Southeastern's stripped-back arrangements allow the songs to breathe. His character sketches remain strong; in fact, they seem more grounded in reality than they have before. Isbell has created a record with truly believable characters, something he has been groping towards since Sirens of the Ditch. Here he is entirely successful because he doesn't try to experiment as much. Siren's great songs ran the gamut of rockers, blue-eyed soul, and folk. While they showed Isbell's range, he never seemed as comfortable as he does here. He isn't running from the shadow of his previous band anymore, but he is crafting songs that fit nicely next to Trucker classics, such as "Outfit" and "Goddamn Lonely Love." Isbell proved that he was ready to release a fully rocking double live LP, the likes that hasn't been seen since the seventies with Live From Alabama. His more rocking side has also been captured less successfully on Jason Isbell and the 400 Unit, an uneven record that had some classic tracks, but much like Truckers' records could have been pared down to a leaner, meaner recording. 2011's Here We Rest was an amazing record. Isbell's songs remained literary, but were tighter and, often, achingly beautiful. He has outdone them on Southeastern; his characters live like none since his Trucker's heyday.
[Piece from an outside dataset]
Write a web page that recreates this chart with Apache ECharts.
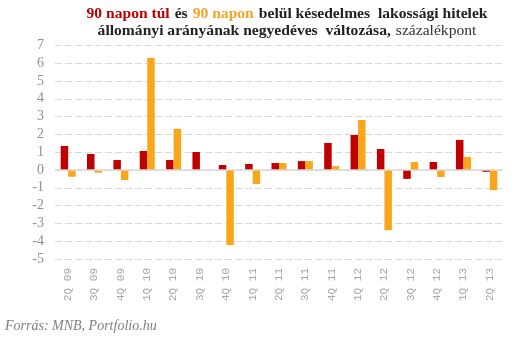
<!DOCTYPE html>
<html><head><meta charset="utf-8">
<script src="https://cdn.jsdelivr.net/npm/echarts@6/dist/echarts.min.js"></script>
<style>html,body{margin:0;padding:0;background:#fff}#c{width:530px;height:338px}</style>
</head><body><div id="c"></div>
<script>
var categories = ['2Q 09','3Q 09','4Q 09','1Q 10','2Q 10','3Q 10','4Q 10','1Q 11','2Q 11','3Q 11','4Q 11','1Q 12','2Q 12','3Q 12','4Q 12','1Q 13','2Q 13'];
var over90 = [1.35, 0.9, 0.56, 1.07, 0.56, 1.01, 0.28, 0.34, 0.39, 0.5, 1.52, 1.97, 1.18, -0.5, 0.45, 1.69, -0.1];
var within90 = [-0.38, -0.15, -0.56, 6.3, 2.31, 0, -4.22, -0.79, 0.39, 0.5, 0.22, 2.81, -3.38, 0.45, -0.39, 0.73, -1.13];
var yMin = -5, yMax = 7, yStep = 1;

var chart = echarts.init(document.getElementById('c'), null, {renderer:'canvas'});
var titleFont = 'Liberation Serif';
var fs = 15.6;
chart.setOption({
  animation: false,
  title: {
    text: '{r|90 napon túl} {d|és} {o|90 napon} {d|belül késedelmes  lakossági hitelek}\n{d|állományi arányának negyedéves  változása,} {n|százalékpont}',
    left: 282, top: 0, textAlign: 'center',
    textStyle: {
      lineHeight: 17,
      rich: {
        r: {color:'#c00000', fontFamily:titleFont, fontWeight:'bold', fontSize:fs, lineHeight:17},
        o: {color:'#f7a325', fontFamily:titleFont, fontWeight:'bold', fontSize:fs, lineHeight:17},
        d: {color:'#222222', fontFamily:titleFont, fontWeight:'bold', fontSize:fs, lineHeight:17},
        n: {color:'#333333', fontFamily:titleFont, fontWeight:'normal', fontSize:fs, lineHeight:17}
      }
    }
  },
  graphic: [{
    type:'text', left: 5, top: 319,
    style: {text:'Forrás: MNB, Portfolio.hu', fill:'#7f7f7f', font:'italic 14px "Liberation Serif"'}
  }],
  grid: {left: 55, right: 27, top: 45.4, bottom: 79},
  xAxis: {
    type:'category', data: categories,
    axisLine:{show:false, onZero:false}, axisTick:{show:false},
    axisLabel:{rotate:90, margin:9, color:'#a6a6a6', fontFamily:'Liberation Mono', fontSize:11}
  },
  yAxis: {
    type:'value', min:yMin, max:yMax, interval:yStep,
    axisLine:{show:false}, axisTick:{show:false},
    axisLabel:{margin:11, color:'#8a8f99', fontFamily:'Liberation Serif', fontSize:14},
    splitLine:{lineStyle:{color:'#d9d9d9', type:[7,3], width:1}}
  },
  series: [
    {name:'90 napon túl', type:'bar', data: over90, barGap:'0%', barCategoryGap:'43%',
     itemStyle:{color:'#c00000'},
     markLine:{silent:true, symbol:'none', label:{show:false},
       lineStyle:{color:'#d9d9d9', type:'solid', width:1.5}, data:[{yAxis:0}]}},
    {name:'90 napon belül', type:'bar', data: within90, barGap:'0%', barCategoryGap:'43%',
     itemStyle:{color:'#f9a61b'}}
  ]
});
</script></body></html>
Much like Cory Branan, Isbell has crafted an excellent story and character driven album that reaches far beyond many of his contemporaries. He still addresses the personal, telling stories about small town lives and heartbreak, but on a much wider scale. Characters struggle and succeed under the stress of daily living. In "Stockholm," he sings, "Once a wise man to the ways of the world / Now I've traded those lessons for faith in a girl." These songs tend towards the hopeful even as they map the tragedy of drunkenness and drug use, and cleverly phrased references to each. "Traveling Alone" is a spiritual descendant of Here We Rest's "Stopping By" with a narrator who has learned his lesson and is willing to ask for help. Whether he writes of the "Elephant" in the room that follows Andy, the protagonist, or a character that seems closer to his real life on "Live Oak," traveling with Isbell seems familiar, but is always rewarding. His characters are us, and he has never done a more effective job of conveying their pain or crafting an album that is strong from start to finish.